Michael Brennan, vice principal of B.C. High School said the efforts of Dr. Martin J. Dunn, chairman of B.C. High School's Global Education Committee, respected and consulted with the Jesuit hierarchy and shared his excitement with the organizers when a letter from Rome confirmed consent for the first of its kind event.
"It was like Christmas morning when Marty got the letter. He read it to the board," he said.
Participants said they enjoyed not only the opportunity to discuss Jesuit identity of schools in a global context, but also the opportunity to network and learn informally be engaging their peers from throughout the world.
In an informal conversation between sessions, two educators, one Irish and one Italian discussed collaborating directly to expand curriculums by possibly exchanging teachers or students between the two countries.
"We were trying to understand how we could expose our children to more globalized opportunities. Ireland has got many similarities with us in terms of being a Catholic country," said Gianluca Vignola, who coordinates Jesuit education with the Italian Province for the network of Italian schools.
"We could offer to Irish teachers opportunity for arts, for Latin, or for other disciplines that they would like to learn from Italy, while we would profit from the English language, which for us is very important," he said.
With delegates from 304 schools throughout the world, Jesuit educators found opportunities to interact with counterparts from other countries.
Delegates said they picked up useful knowledge to bring back to their missions in the countries where they live and the schools where they work.
"The key thing that has come through again and again -- and it has always been there but I am going back with it strongly, I am going back to Malawi in a couple days -- is the notion of networking, of twinning, of learning from what is going on from other schools particularly those of us that are from the African schools. We're learning we can share what's going on with each other and in that way strengthen things," said Father Peter Henriot, SJ, who is working to build and organize a school in Kasungu, Malawi.
Some delegates said the colloquium had a profound effect on them by highlighting the universal nature of the work that Jesuit schools do in their global mission.
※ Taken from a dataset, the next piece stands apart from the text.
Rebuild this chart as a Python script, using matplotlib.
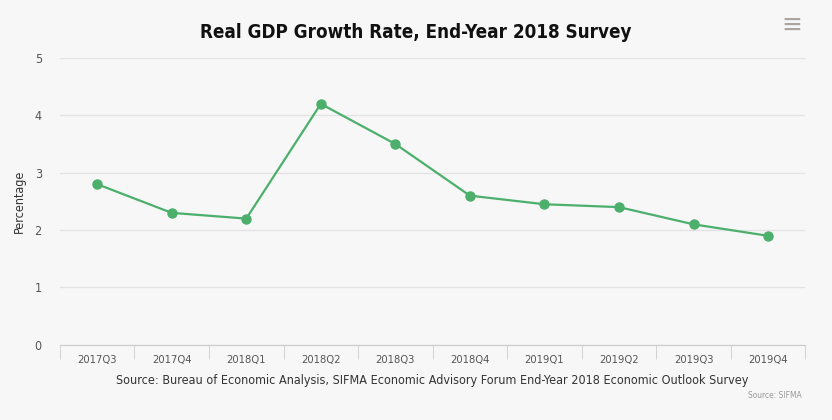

"In this conference, when we have come from every corner of the world, it gives me enormous encouragement. It encourages me to work still harder and to face any challenges, because I find just everywhere practically people are facing the same kind of challenges. I am not only the single person that is facing the challenge, but I think we are united as the Christian faith especially the baptized," Father Nirdosh Ekka, SJ, of Campion School in Bhopal, India, said.
"I feel very much that all are with me to help me out here," he said.